活版印刷紀行

いまはほとんど姿を消した「活版印刷」ゆかりの地をゆっくり探訪したり、印刷がらみの話題を提供します。

タウン誌に望みたいこと

2015-04-20 12:02:39 | 活版印刷のふるさと紀行

 紙メディアの領域がどんどん減っていくのをみるのは私のような活字人間、印刷人間にはなによりもさみしいことです。先日も新聞社の人と話していて、夕刊の配達を断る人が多く、夕刊だけならまだしも新聞購読そのものをしない若者が年々ふえて困ると聞きました。

 デジタル情報でじゅうぶん用が足りるというのでしょうか。活字の力をもっと評価してほしいと思ってしまいます。

 そうはいってもメトロの駅などに積んであるフリーペーパーは別にして、最近は、企業PR誌だとか、地方情報誌だとか、同人誌といった紙メディアも目に見えて減って来ています。そんな中にあって神出鬼没ではありますが比較的健在なのが「タウン誌」ではないかと思われます。

 ただ、残念なのはタウン誌で圧倒的なページを占めているのはグルメ記事、飲食店ガイドであることです。もっとも最近はテレビでもグルメ番組でなければ旅行か健康番組一色ですから已むを得ないかもしれません。
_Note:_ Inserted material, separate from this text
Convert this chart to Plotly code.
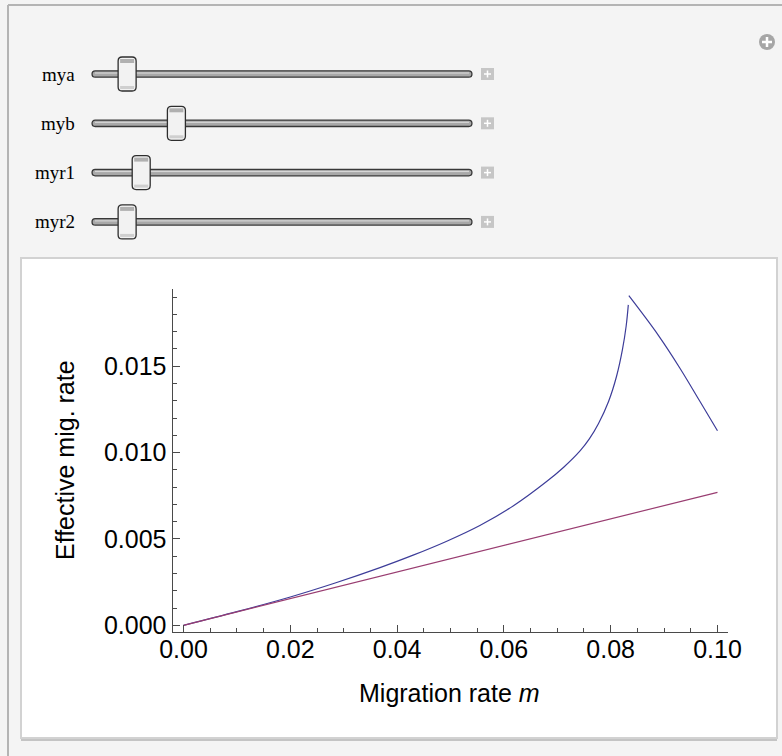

 そこで」1975年創刊のタウン誌『深川』を紹介したいと思います。

 偶数月発行ですから最新号が3・4月号ですが、表紙に大きく「東京     

大空襲を語り継ぐ」とあります。わずか2時間半の空襲で深川周辺だけでも3万人、東京都内で10万人もの犠牲者を出した1945年(昭和20)3月10日の東京大空襲を終戦から70年の特集としてとりあげているのです。3月10日の深川の町の再現、戦災資料センターの紹介、地元にある慰霊碑30にも及ぶ慰霊碑の紹介、空襲の体験談と充実した中身です。あるいは70年という歳月が惨禍の地元にあっても風化させてしまっているかもしれませんがタウン誌がたんたんと語り継ぐ姿勢に打たれました。

 タウン誌の多くがあまりにも今日的な情報提供に終始しておりますが、『深川』、のようにもっと町の昔を語り継ぐ記事をとりあげてほしいと思います。